=== DATA SHOWN ===
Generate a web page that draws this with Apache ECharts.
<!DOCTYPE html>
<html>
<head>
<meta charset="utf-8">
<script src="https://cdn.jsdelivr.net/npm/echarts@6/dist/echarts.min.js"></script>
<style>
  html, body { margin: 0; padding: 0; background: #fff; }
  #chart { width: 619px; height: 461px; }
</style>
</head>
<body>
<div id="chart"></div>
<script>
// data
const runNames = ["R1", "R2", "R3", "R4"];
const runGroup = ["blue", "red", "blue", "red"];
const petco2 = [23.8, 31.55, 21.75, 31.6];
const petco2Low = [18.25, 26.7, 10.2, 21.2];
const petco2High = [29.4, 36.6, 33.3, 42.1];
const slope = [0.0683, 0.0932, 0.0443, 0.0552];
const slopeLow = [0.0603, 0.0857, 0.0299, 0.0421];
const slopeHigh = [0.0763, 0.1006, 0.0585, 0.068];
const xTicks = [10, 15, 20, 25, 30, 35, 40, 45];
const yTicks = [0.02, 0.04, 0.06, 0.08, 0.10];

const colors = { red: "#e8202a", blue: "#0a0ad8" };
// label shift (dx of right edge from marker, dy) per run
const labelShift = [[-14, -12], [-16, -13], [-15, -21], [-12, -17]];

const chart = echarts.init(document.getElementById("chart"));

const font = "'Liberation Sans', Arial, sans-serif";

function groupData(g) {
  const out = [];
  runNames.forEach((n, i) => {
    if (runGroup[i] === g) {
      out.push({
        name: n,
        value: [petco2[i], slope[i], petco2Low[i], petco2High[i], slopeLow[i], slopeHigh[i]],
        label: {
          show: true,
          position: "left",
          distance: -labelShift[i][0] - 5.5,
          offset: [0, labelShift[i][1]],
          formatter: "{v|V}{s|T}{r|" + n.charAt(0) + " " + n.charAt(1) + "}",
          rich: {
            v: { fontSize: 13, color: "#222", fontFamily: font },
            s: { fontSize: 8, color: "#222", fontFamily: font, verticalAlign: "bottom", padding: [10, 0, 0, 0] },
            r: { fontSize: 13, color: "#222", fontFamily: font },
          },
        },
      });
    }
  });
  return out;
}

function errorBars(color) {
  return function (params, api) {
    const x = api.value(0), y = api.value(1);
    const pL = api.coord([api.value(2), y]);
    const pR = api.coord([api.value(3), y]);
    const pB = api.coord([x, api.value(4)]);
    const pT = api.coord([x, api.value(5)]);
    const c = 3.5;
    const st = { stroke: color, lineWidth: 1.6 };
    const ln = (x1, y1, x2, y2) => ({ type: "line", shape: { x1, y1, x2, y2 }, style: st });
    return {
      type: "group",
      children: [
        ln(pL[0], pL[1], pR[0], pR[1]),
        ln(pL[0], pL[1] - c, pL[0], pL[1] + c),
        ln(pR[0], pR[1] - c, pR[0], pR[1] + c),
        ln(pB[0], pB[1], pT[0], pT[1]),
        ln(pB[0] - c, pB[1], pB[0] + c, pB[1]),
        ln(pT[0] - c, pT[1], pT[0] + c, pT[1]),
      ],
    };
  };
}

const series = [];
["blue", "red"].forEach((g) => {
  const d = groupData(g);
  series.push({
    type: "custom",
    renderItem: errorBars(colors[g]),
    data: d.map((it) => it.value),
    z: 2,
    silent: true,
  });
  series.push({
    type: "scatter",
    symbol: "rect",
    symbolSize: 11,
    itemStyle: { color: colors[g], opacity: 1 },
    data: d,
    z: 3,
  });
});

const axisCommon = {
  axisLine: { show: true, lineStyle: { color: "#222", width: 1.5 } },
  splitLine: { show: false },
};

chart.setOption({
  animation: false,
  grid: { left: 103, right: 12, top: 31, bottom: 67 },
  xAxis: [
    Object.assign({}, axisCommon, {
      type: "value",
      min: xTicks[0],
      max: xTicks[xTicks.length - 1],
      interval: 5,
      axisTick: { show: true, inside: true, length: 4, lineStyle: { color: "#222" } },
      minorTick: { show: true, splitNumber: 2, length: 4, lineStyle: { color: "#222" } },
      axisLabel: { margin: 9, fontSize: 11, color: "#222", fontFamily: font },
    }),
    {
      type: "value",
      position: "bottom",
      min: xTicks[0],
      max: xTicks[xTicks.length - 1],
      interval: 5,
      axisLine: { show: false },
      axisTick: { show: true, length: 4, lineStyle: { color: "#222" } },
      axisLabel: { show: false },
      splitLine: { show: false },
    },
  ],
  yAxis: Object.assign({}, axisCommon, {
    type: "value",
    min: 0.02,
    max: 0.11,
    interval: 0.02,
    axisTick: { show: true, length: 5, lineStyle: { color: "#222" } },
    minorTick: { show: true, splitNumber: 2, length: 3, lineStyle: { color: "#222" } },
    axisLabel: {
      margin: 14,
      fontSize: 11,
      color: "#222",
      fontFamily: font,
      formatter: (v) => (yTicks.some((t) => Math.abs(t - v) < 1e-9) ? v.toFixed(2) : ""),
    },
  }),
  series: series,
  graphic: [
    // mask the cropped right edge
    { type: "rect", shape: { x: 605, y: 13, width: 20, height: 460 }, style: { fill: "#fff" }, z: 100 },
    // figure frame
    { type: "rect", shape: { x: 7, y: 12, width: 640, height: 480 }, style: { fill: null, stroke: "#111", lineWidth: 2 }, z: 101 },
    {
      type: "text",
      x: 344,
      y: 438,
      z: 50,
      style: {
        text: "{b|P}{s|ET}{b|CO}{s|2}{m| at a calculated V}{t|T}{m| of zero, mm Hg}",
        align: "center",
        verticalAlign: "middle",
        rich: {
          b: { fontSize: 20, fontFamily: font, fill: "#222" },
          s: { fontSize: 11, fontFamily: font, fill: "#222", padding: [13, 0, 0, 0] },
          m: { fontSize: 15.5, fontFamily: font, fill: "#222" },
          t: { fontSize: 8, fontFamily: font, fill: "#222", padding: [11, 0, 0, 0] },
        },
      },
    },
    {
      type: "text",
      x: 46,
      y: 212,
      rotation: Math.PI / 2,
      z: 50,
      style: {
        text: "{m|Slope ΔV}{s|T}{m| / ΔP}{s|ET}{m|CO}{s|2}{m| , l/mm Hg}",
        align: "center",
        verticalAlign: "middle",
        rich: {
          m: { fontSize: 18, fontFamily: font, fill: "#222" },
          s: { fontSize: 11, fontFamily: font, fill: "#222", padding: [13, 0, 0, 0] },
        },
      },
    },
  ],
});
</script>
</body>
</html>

=== WHAT YOU SHOULD DO ===
Quote each line above in full, word for word.

=== COMPLETED EXERCISE ===
Generate a web page that draws this with Apache ECharts.
<!DOCTYPE html>
<html>
<head>
<meta charset="utf-8">
<script src="https://cdn.jsdelivr.net/npm/echarts@6/dist/echarts.min.js"></script>
<style>
  html, body { margin: 0; padding: 0; background: #fff; }
  #chart { width: 619px; height: 461px; }
</style>
</head>
<body>
<div id="chart"></div>
<script>
// data
const runNames = ["R1", "R2", "R3", "R4"];
const runGroup = ["blue", "red", "blue", "red"];
const petco2 = [23.8, 31.55, 21.75, 31.6];
const petco2Low = [18.25, 26.7, 10.2, 21.2];
const petco2High = [29.4, 36.6, 33.3, 42.1];
const slope = [0.0683, 0.0932, 0.0443, 0.0552];
const slopeLow = [0.0603, 0.0857, 0.0299, 0.0421];
const slopeHigh = [0.0763, 0.1006, 0.0585, 0.068];
const xTicks = [10, 15, 20, 25, 30, 35, 40, 45];
const yTicks = [0.02, 0.04, 0.06, 0.08, 0.10];

const colors = { red: "#e8202a", blue: "#0a0ad8" };
// label shift (dx of right edge from marker, dy) per run
const labelShift = [[-14, -12], [-16, -13], [-15, -21], [-12, -17]];

const chart = echarts.init(document.getElementById("chart"));

const font = "'Liberation Sans', Arial, sans-serif";

function groupData(g) {
  const out = [];
  runNames.forEach((n, i) => {
    if (runGroup[i] === g) {
      out.push({
        name: n,
        value: [petco2[i], slope[i], petco2Low[i], petco2High[i], slopeLow[i], slopeHigh[i]],
        label: {
          show: true,
          position: "left",
          distance: -labelShift[i][0] - 5.5,
          offset: [0, labelShift[i][1]],
          formatter: "{v|V}{s|T}{r|" + n.charAt(0) + " " + n.charAt(1) + "}",
          rich: {
            v: { fontSize: 13, color: "#222", fontFamily: font },
            s: { fontSize: 8, color: "#222", fontFamily: font, verticalAlign: "bottom", padding: [10, 0, 0, 0] },
            r: { fontSize: 13, color: "#222", fontFamily: font },
          },
        },
      });
    }
  });
  return out;
}

function errorBars(color) {
  return function (params, api) {
    const x = api.value(0), y = api.value(1);
    const pL = api.coord([api.value(2), y]);
    const pR = api.coord([api.value(3), y]);
    const pB = api.coord([x, api.value(4)]);
    const pT = api.coord([x, api.value(5)]);
    const c = 3.5;
    const st = { stroke: color, lineWidth: 1.6 };
    const ln = (x1, y1, x2, y2) => ({ type: "line", shape: { x1, y1, x2, y2 }, style: st });
    return {
      type: "group",
      children: [
        ln(pL[0], pL[1], pR[0], pR[1]),
        ln(pL[0], pL[1] - c, pL[0], pL[1] + c),
        ln(pR[0], pR[1] - c, pR[0], pR[1] + c),
        ln(pB[0], pB[1], pT[0], pT[1]),
        ln(pB[0] - c, pB[1], pB[0] + c, pB[1]),
        ln(pT[0] - c, pT[1], pT[0] + c, pT[1]),
      ],
    };
  };
}

const series = [];
["blue", "red"].forEach((g) => {
  const d = groupData(g);
  series.push({
    type: "custom",
    renderItem: errorBars(colors[g]),
    data: d.map((it) => it.value),
    z: 2,
    silent: true,
  });
  series.push({
    type: "scatter",
    symbol: "rect",
    symbolSize: 11,
    itemStyle: { color: colors[g], opacity: 1 },
    data: d,
    z: 3,
  });
});

const axisCommon = {
  axisLine: { show: true, lineStyle: { color: "#222", width: 1.5 } },
  splitLine: { show: false },
};

chart.setOption({
  animation: false,
  grid: { left: 103, right: 12, top: 31, bottom: 67 },
  xAxis: [
    Object.assign({}, axisCommon, {
      type: "value",
      min: xTicks[0],
      max: xTicks[xTicks.length - 1],
      interval: 5,
      axisTick: { show: true, inside: true, length: 4, lineStyle: { color: "#222" } },
      minorTick: { show: true, splitNumber: 2, length: 4, lineStyle: { color: "#222" } },
      axisLabel: { margin: 9, fontSize: 11, color: "#222", fontFamily: font },
    }),
    {
      type: "value",
      position: "bottom",
      min: xTicks[0],
      max: xTicks[xTicks.length - 1],
      interval: 5,
      axisLine: { show: false },
      axisTick: { show: true, length: 4, lineStyle: { color: "#222" } },
      axisLabel: { show: false },
      splitLine: { show: false },
    },
  ],
  yAxis: Object.assign({}, axisCommon, {
    type: "value",
    min: 0.02,
    max: 0.11,
    interval: 0.02,
    axisTick: { show: true, length: 5, lineStyle: { color: "#222" } },
    minorTick: { show: true, splitNumber: 2, length: 3, lineStyle: { color: "#222" } },
    axisLabel: {
      margin: 14,
      fontSize: 11,
      color: "#222",
      fontFamily: font,
      formatter: (v) => (yTicks.some((t) => Math.abs(t - v) < 1e-9) ? v.toFixed(2) : ""),
    },
  }),
  series: series,
  graphic: [
    // mask the cropped right edge
    { type: "rect", shape: { x: 605, y: 13, width: 20, height: 460 }, style: { fill: "#fff" }, z: 100 },
    // figure frame
    { type: "rect", shape: { x: 7, y: 12, width: 640, height: 480 }, style: { fill: null, stroke: "#111", lineWidth: 2 }, z: 101 },
    {
      type: "text",
      x: 344,
      y: 438,
      z: 50,
      style: {
        text: "{b|P}{s|ET}{b|CO}{s|2}{m| at a calculated V}{t|T}{m| of zero, mm Hg}",
        align: "center",
        verticalAlign: "middle",
        rich: {
          b: { fontSize: 20, fontFamily: font, fill: "#222" },
          s: { fontSize: 11, fontFamily: font, fill: "#222", padding: [13, 0, 0, 0] },
          m: { fontSize: 15.5, fontFamily: font, fill: "#222" },
          t: { fontSize: 8, fontFamily: font, fill: "#222", padding: [11, 0, 0, 0] },
        },
      },
    },
    {
      type: "text",
      x: 46,
      y: 212,
      rotation: Math.PI / 2,
      z: 50,
      style: {
        text: "{m|Slope ΔV}{s|T}{m| / ΔP}{s|ET}{m|CO}{s|2}{m| , l/mm Hg}",
        align: "center",
        verticalAlign: "middle",
        rich: {
          m: { fontSize: 18, fontFamily: font, fill: "#222" },
          s: { fontSize: 11, fontFamily: font, fill: "#222", padding: [13, 0, 0, 0] },
        },
      },
    },
  ],
});
</script>
</body>
</html>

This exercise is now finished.